Mathematical Skills


Classes for the course Mathematical Skills in the winter semester of 2016 give an introduction to propositional logic and predicate first-order logic, proof techniques such as mathematical induction and proof by contradiction, and a variety of example problems that illustrate different aspects of mathematical proof. Classes also enable students to consolidate their learning and mathematical background to help follow the Mathematical Analysis I, Discrete Mathematics I and Linear Algebra I courses.

Mathematical Skills is an optional course, although credits are awarded for regular participation in classes and performance on the test that will be set near the end of the semester. 
For those of a logic bent, see e.g. A.G. Hamilton, Logic for Mathematicians, revised ed. 1988
J. D'Angelo and D. West, Mathematical Thinking: Problem-solving and Proofs, 2nd edition, 2000.

Classes are held at 15:40 on Tuesdays (excepting holidays) in Room S11 in the MFF building at Mala Strana.

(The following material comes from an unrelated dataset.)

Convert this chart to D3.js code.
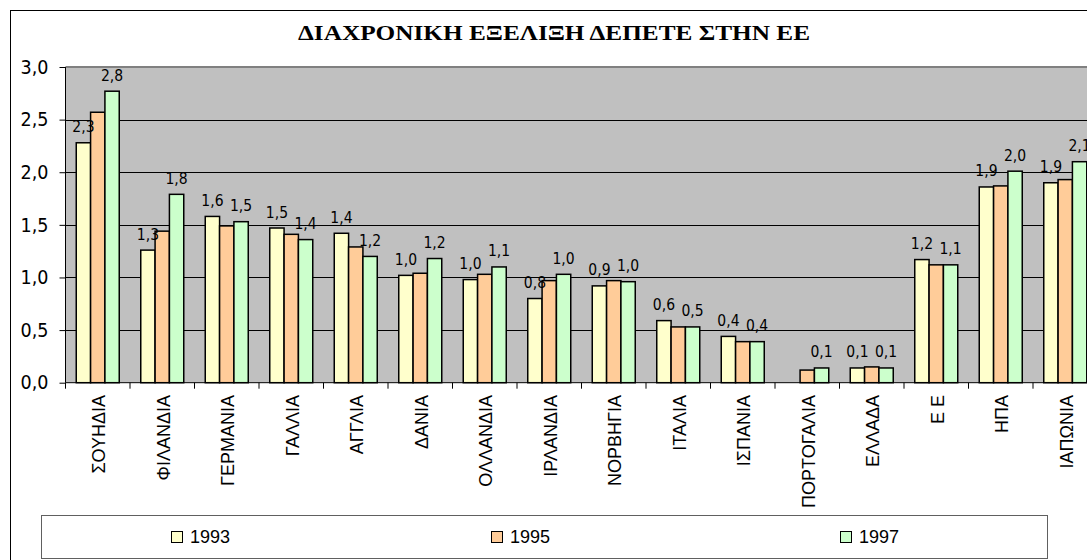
<!DOCTYPE html>
<html><head><meta charset="utf-8">
<script src="https://cdn.jsdelivr.net/npm/d3@7"></script>
<style>html,body{margin:0;padding:0;background:#fff;overflow:hidden}</style>
</head><body>
<svg id="chart" width="1087" height="560"></svg>
<script>
const title = "ΔΙΑΧΡΟΝΙΚΗ ΕΞΕΛΙΞΗ ΔΕΠΕΤΕ ΣΤΗΝ ΕΕ";
const categories = ["ΣΟΥΗΔΙΑ","ΦΙΛΑΝΔΙΑ","ΓΕΡΜΑΝΙΑ","ΓΑΛΛΙΑ","ΑΓΓΛΙΑ","ΔΑΝΙΑ","ΟΛΛΑΝΔΙΑ","ΙΡΛΑΝΔΙΑ","ΝΟΡΒΗΓΙΑ","ΙΤΑΛΙΑ","ΙΣΠΑΝΙΑ","ΠΟΡΤΟΓΑΛΙΑ","ΕΛΛΑΔΑ","Ε Ε","ΗΠΑ","ΙΑΠΩΝΙΑ"];
const seriesNames = ["1993","1995","1997"];
const v1993 = [2.28,1.26,1.58,1.47,1.42,1.02,0.98,0.80,0.92,0.59,0.44,null,0.14,1.17,1.86,1.90];
const v1995 = [2.57,1.44,1.49,1.41,1.29,1.04,1.03,0.97,0.97,0.53,0.39,0.12,0.15,1.12,1.87,1.93];
const v1997 = [2.77,1.79,1.53,1.36,1.20,1.18,1.10,1.03,0.96,0.53,0.39,0.14,0.14,1.12,2.01,2.10];
const labelledSeries = ["1993","1997"];
const yTicks = [0,0.5,1.0,1.5,2.0,2.5,3.0];
const colors = ["#FFFFCC","#FFCC99","#CCFFCC"];

const seriesValues = [v1993, v1995, v1997];
const svg = d3.select("#chart");
const fmt = d => d.toFixed(1).replace(".", ",");
const numFont = "'DejaVu Sans Condensed','DejaVu Sans',sans-serif";

// outer frame
svg.append("rect").attr("x",10.5).attr("y",10.5).attr("width",1100).attr("height",570)
  .attr("fill","#fff").attr("stroke","#000").attr("stroke-width",1);

// title
svg.append("text").attr("x",298).attr("y",40)
  .attr("textLength",512).attr("lengthAdjust","spacingAndGlyphs")
  .attr("font-family","'Liberation Serif','Times New Roman',serif").attr("font-weight","bold")
  .attr("font-size",21).text(title);

const plot = {left:65.5, right:1097.5, top:67, bottom:382.7};
const x0 = d3.scaleBand().domain(categories).range([plot.left, plot.right])
  .paddingInner(1/3).paddingOuter(1/6);
const x1 = d3.scaleBand().domain(seriesNames).range([0, x0.bandwidth()]);
const y = d3.scaleLinear().domain([0,3]).range([plot.bottom, plot.top]);

// plot background
svg.append("rect").attr("x",plot.left).attr("y",plot.top)
  .attr("width",plot.right-plot.left).attr("height",plot.bottom-plot.top).attr("fill","#C0C0C0");

// gridlines
svg.append("g").selectAll("line").data(yTicks.filter(t => t>0 && t<3)).join("line")
  .attr("x1",plot.left).attr("x2",plot.right)
  .attr("y1",d=>Math.round(y(d))+0.5).attr("y2",d=>Math.round(y(d))+0.5)
  .attr("stroke","#000").attr("stroke-width",1);
svg.append("line").attr("x1",plot.left).attr("x2",plot.right)
  .attr("y1",y(3)).attr("y2",y(3)).attr("stroke","#808080").attr("stroke-width",2);

// bars
const data = categories.map((c,i) => ({cat:c, vals: seriesNames.map((s,j)=>({s, j, v: seriesValues[j][i]}))}));
const groups = svg.append("g").selectAll("g").data(data).join("g")
  .attr("transform", d => `translate(${x0(d.cat)},0)`);
groups.selectAll("rect").data(d => d.vals.filter(e => e.v !== null)).join("rect")
  .attr("x", e => x1(e.s)).attr("width", x1.bandwidth())
  .attr("y", e => y(e.v)).attr("height", e => y(0)-y(e.v))
  .attr("fill", e => colors[e.j]).attr("stroke","#000").attr("stroke-width",1.5);
groups.selectAll("text").data(d => d.vals.filter(e => e.v !== null && labelledSeries.includes(e.s))).join("text")
  .attr("x", e => x1(e.s) + x1.bandwidth()/2).attr("y", e => y(e.v) - 10.5)
  .attr("text-anchor","middle").attr("font-family",numFont).attr("font-size",15.5)
  .attr("fill","#000").text(e => fmt(e.v));

// y axis
const yAxis = svg.append("g").attr("transform",`translate(${plot.left},0)`)
  .call(d3.axisLeft(y).tickValues(yTicks).tickSize(6).tickPadding(11).tickFormat(fmt));
yAxis.select(".domain").attr("stroke","#000").attr("d",`M0,${plot.top}V${plot.bottom}`);
yAxis.selectAll("text").attr("font-family",numFont).attr("font-size",19.5).attr("fill","#000");
yAxis.selectAll(".tick line").attr("stroke","#000");

// x axis
const xAxis = svg.append("g").attr("transform",`translate(0,${plot.bottom})`)
  .call(d3.axisBottom(x0).tickSize(0).tickFormat(""));
xAxis.select(".domain").attr("stroke","#000").attr("d",`M${plot.left},0H${plot.right}`);
const boundaries = categories.map(c => x0(c) - x0.step()*x0.paddingOuter()).concat([plot.right]);
xAxis.append("g").selectAll("line").data(boundaries).join("line")
  .attr("x1",d=>d).attr("x2",d=>d).attr("y1",0).attr("y2",6).attr("stroke","#000");
svg.append("g").selectAll("text").data(categories).join("text")
  .attr("transform", c => `translate(${x0(c)+x0.bandwidth()/2+1},395) rotate(-90)`)
  .attr("text-anchor","end").attr("dy","0.35em")
  .attr("font-family","'Liberation Sans',Arial,sans-serif").attr("font-size",18)
  .attr("fill","#000").text(c => c);

// legend
svg.append("rect").attr("x",41.5).attr("y",515.5).attr("width",1006).attr("height",43)
  .attr("fill","#fff").attr("stroke","#606060").attr("stroke-width",1);
const legendX = [171, 491, 840];
const lg = svg.append("g").selectAll("g").data(seriesNames).join("g")
  .attr("transform",(d,i)=>`translate(${legendX[i]},537)`);
lg.append("rect").attr("x",0.5).attr("y",-5.5).attr("width",11).attr("height",11)
  .attr("fill",(d,i)=>colors[i]).attr("stroke","#000").attr("stroke-width",1);
lg.append("text").attr("x",19).attr("y",0).attr("dy","0.35em")
  .attr("font-family","'Liberation Sans',Arial,sans-serif").attr("font-size",18)
  .attr("fill","#000").text(d=>d);
</script>
</body></html>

Overview of topics covered. The material on propositional logic in the first pages expands a little on what was covered in classes. In the class on Tuesday 3 January a complement to this set of notes was given.
There will be a basic test on Tuesday 10 January, which will take place in the usual class period. (Definitions and elementary examples to illustrate proof methods only.)

Material covered
4 October
Axioms (e.g for natural numbers, Euclidean geometry), definition (notation, terminology), theorem, proposition, lemma, corollary, claim, counterexample.

11 October
Propositions and truth. Implication (if... then).

18 October
Propositional logic. Truth tables for unary functions (negation) and binary (and, inclusive or, implication, equivalence). Tautologies. Logical equivalences underlying contrapositive, proof by contradiction, proof by cases. Logical implication and direct proof.

25 October
No class (Matriculation Day).

1 November
Contrapositive and proof by contradiction (examples).
Tim Gowers discussion of logical implication.
Robert Bartle and Donald Sherbert, Introduction to real analysis, 3rd. ed. Appendix A (pp. 335-342) looks at proof techniques (this is a useful alternative textbook for Mathematical Analysis I)

8 November
No class (Dean's Day)

15 November
Double counting: Handshaking Lemma (even number of vertices of odd degree), average number of divisors of a natural number

22 November
Double counting: applications of Handshaking Lemma - Sperner's Lemma

29 November
Pigeonhole Principle: colouring with 2 colours the edges of a complete graph on 6 vertices contains a monochromatic triangle

6 December
Pigeonhole Principle: lossless compression, Erdos-Szekeres Theorem

13 December
Minimum counterexample: prime factorization, irrational square root of positive integer s (not a perfect square), n^4-n^2 a multiple of 12, equation x^2+y^2=3(z^2+w^2) no non-zero solution in integers

20 December
Well Ordering of natural numbers equivalent to Principle of Mathematical Induction. Examples of 'strong' induction: factorization into primes, binary representation, factorial representation

10 January
TEST on the following topics: Truth tables, validity of arguments ("P therefore Q" is valid when P logically implies Q), tautologies (by truth table check), quantifiers for all/there exists and their negation, direct proof, contrapositive, converse, counterexample, pigeonhole principle, induction, proof by contradiction, double counting.